Exercise goal
Check each line of the data below for the word "diagram", then extract the ones that have it.
────────────────
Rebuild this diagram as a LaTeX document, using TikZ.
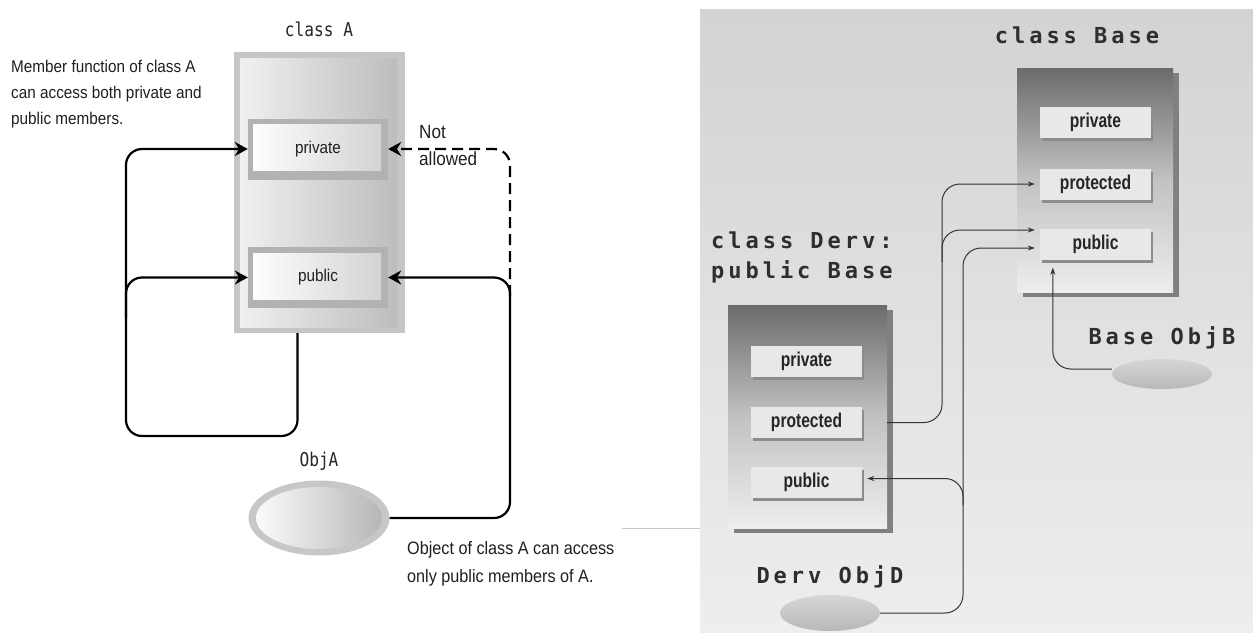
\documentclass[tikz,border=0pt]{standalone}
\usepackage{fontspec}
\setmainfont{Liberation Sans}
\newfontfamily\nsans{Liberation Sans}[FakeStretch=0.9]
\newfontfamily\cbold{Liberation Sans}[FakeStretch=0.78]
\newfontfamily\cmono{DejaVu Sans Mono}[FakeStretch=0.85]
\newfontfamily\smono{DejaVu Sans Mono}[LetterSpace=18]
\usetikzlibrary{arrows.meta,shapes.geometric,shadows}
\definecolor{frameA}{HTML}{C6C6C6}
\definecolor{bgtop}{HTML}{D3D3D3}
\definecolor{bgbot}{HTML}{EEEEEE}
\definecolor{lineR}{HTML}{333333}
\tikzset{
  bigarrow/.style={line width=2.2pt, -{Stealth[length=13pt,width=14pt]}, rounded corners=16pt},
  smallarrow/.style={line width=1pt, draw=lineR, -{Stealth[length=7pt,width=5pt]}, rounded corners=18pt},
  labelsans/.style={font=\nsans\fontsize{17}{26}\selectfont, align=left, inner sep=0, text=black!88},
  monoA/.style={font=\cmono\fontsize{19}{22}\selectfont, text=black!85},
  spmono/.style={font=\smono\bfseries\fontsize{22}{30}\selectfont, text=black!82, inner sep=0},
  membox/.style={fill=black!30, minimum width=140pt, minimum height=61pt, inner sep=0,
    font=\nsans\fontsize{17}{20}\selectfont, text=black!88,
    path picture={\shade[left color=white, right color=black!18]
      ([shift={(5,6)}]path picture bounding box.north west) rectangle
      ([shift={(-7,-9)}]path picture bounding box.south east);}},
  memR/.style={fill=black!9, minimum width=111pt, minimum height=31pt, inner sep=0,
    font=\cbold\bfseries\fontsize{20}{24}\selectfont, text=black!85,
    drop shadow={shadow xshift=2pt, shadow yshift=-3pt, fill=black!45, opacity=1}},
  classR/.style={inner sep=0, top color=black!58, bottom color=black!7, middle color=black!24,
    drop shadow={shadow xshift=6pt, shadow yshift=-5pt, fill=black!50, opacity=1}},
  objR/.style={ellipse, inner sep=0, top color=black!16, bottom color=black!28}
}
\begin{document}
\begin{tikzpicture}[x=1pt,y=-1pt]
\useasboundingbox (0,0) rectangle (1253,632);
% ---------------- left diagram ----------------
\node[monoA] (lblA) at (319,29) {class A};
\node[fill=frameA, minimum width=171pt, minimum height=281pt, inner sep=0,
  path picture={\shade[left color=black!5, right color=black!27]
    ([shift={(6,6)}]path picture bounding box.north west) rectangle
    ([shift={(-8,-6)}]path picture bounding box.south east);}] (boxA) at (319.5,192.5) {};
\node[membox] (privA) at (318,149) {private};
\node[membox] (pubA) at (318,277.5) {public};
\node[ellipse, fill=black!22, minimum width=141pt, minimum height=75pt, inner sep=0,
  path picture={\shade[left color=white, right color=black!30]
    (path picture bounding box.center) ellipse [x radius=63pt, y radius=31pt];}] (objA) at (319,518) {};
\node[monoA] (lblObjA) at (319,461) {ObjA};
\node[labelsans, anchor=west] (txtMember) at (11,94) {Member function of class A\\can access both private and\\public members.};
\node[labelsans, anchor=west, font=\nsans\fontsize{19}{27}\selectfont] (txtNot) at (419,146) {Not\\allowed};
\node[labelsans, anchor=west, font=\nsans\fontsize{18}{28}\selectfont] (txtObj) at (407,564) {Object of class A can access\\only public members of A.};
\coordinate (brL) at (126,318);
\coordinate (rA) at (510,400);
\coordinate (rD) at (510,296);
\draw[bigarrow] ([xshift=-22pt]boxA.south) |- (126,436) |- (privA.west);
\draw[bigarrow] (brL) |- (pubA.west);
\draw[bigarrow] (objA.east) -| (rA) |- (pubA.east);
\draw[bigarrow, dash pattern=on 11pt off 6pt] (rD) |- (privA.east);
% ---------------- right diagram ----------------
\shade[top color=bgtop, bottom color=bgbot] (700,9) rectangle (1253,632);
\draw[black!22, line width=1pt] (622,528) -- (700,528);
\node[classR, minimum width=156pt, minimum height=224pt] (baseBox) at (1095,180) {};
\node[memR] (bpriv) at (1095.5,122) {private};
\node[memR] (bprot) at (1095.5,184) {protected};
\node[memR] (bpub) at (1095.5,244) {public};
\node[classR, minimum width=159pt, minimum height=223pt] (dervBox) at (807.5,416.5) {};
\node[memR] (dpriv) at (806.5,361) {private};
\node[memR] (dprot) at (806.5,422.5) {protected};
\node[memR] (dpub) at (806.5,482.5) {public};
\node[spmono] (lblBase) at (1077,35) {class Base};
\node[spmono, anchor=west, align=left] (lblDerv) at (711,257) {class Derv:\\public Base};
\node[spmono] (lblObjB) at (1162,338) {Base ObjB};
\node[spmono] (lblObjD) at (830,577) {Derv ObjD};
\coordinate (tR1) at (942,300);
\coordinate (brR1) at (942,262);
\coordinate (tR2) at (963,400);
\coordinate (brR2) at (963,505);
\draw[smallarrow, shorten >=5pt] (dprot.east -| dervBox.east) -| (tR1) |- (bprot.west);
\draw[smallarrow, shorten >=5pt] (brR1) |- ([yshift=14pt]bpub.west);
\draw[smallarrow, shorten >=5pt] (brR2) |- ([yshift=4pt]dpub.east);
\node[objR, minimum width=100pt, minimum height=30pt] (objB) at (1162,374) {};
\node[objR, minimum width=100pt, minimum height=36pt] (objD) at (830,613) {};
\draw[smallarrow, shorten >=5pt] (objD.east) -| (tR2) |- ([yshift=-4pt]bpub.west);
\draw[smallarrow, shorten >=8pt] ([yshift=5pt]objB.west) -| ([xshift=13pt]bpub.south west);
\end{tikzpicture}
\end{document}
────────────────
Exercise output
Rebuild this diagram as a LaTeX document, using TikZ.
% ---------------- left diagram ----------------
% ---------------- right diagram ----------------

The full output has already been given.